Genealogist Dan Lynch will present a program on the soon-to-be released 1940 U. S. Census at the Silas Bronson Library Wednesday, April 11th at 10:00 a.m. and again at 1:00 p.m. The Waterbury native has been consulting closely with the Church of the Latter Day Saints (the Mormons) in Salt Lake City for the last year in preparation for what is considered the biggest thing to hit the U. S. genealogy market since the Ellis Island passenger lists in 2001. To be released on April 2, the census will be the first presented digitally by the National Archives and it boasts some very notable features that Lynch will discuss.
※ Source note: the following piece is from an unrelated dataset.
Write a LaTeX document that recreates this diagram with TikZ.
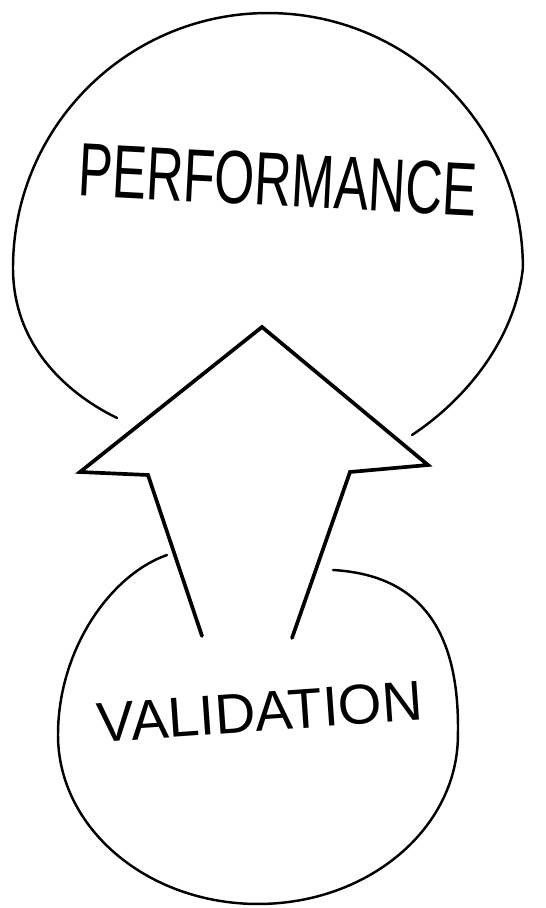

The release is expected to be a huge media event, garnering significant coverage in the U. S. and abroad and Lynch will be serving as the church’s spokesperson for the launch and will be featured on most major morning news programs. Loyal to his Waterbury roots, however, (his is the founder of, the ultimate guide to everything local) Lynch will be volunteering his time to his hometown library to present a program on the 1940 census to both amateur and professional genealogists. The programs will be free and open to the public. No advance reservations are necessary.
When Lynch began researching his Irish and Italian heritage in the pre-internet era of the late 1970s and 1980s, he was fascinated with, but challenged by the search for census records, passenger lists, and naturalization papers. Research often involved hours at libraries or archives scanning rolls of microfilm or inspecting original ledgers. His high-tech background has provided a strong foundation as an entire industry has been transformed by digital technology and online collaboration. A long-time consultant to The Statue of Liberty-Ellis Island Foundation, Lynch notes their popular index of 25 million passenger arrivals, created by volunteers more than a decade ago, is the largest and most significant example of “crowd-sourcing” to date.

Lynch is also the author of the award-winning book Google Your Family Tree. For more than three decades, he has pursued his family history – first as a hobby and since 1998 as a full-time profession following a successful career in technology marketing. He is a Life Member of both the Association of Professional Genealogists (APG) and the Connecticut Society of Genealogists, as well as a member of the Genealogy Speakers Guild. He is a popular International presenter, frequently sharing his passion for family history and understanding of technology with others throughout North America, Europe, and Australia.

In 2006, after several days of research at L’Archivio di Stato di Campobasso in the southern Italian region of Molise, he achieved a life-long goal of connecting with members of his extended Italian family. Pinning down his Irish roots has proven to be a greater challenge, but he is optimistic that recently-digitized records will help.

On a personal note, Lynch points out that the 1940 census is the first to include his parents as young children and to list his immigrant Italian ancestors as American citizens. He won’t be able to view his own name in census records until the 1970 census is released in 2042 when he will be listed as an 8-year old. He credits his passion for family history to the American Bicentennial celebrations in 1976 and Alex Haley’s Roots just six months later.